The Castilians had some maritime tradition in the Atlantic, as their fleet—which was far from negligible as a political and military force in Europe—generally operated out of ports in Galicia and Asturias. At the time of the Portuguese discoveries, the Castilians had managed to land on the Canary Islands, and their conquest of those islands was completed when they took Palma in 1490 and Tenerife in 1492. But they had long before ceased to compete with the Portuguese on the African coasts, as the Treaty of Alcaçovas formally stated in 1479. This is how the Castilians felt inclined to look into other projects and gave their support to the one by Columbus, which led to the discovery, in 1492, of the American continent.

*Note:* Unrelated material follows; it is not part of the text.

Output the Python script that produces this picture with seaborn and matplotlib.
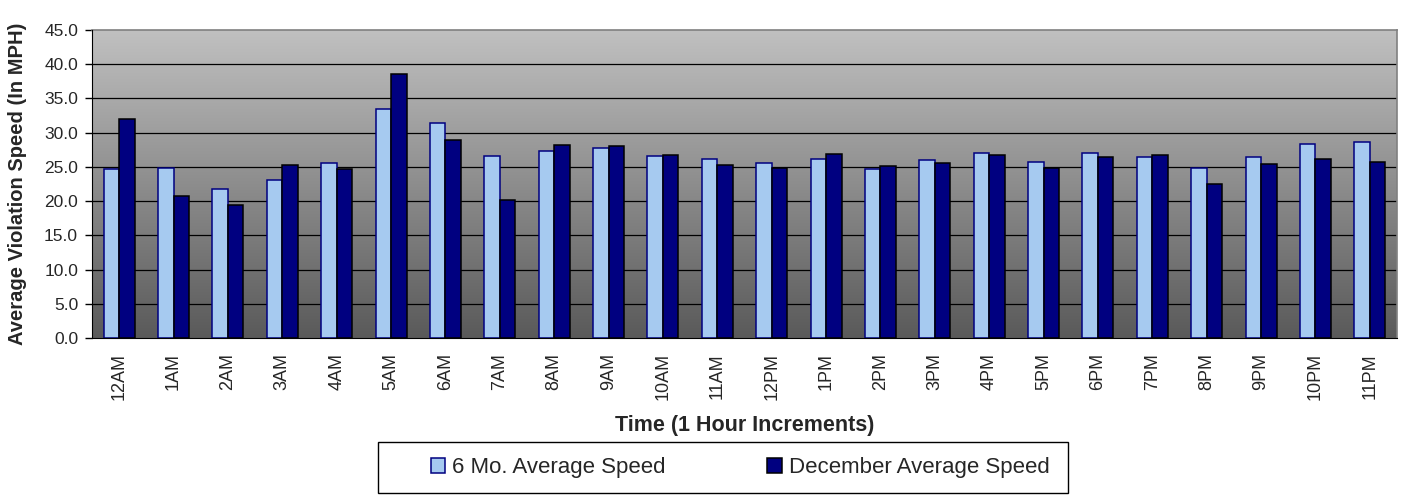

In the next ten years, the Spaniards continued to explore the Caribbean coasts with minute intensity, while the Portuguese managed to navigate around the Cape of Good Hope and reached Calicut, on the Malabar coast of India, in 1498. Shortly after that, another Portuguese fleet, under the command of Pedro Alvarez Cabral, took the same route that Vasco da Gama had just opened and reached the Brazilian coastline in April 1500. The markers had been laid. A vast economic and military undertaking would, within the space of a few decades, build the first two great colonial empires: the Spanish and the Portuguese.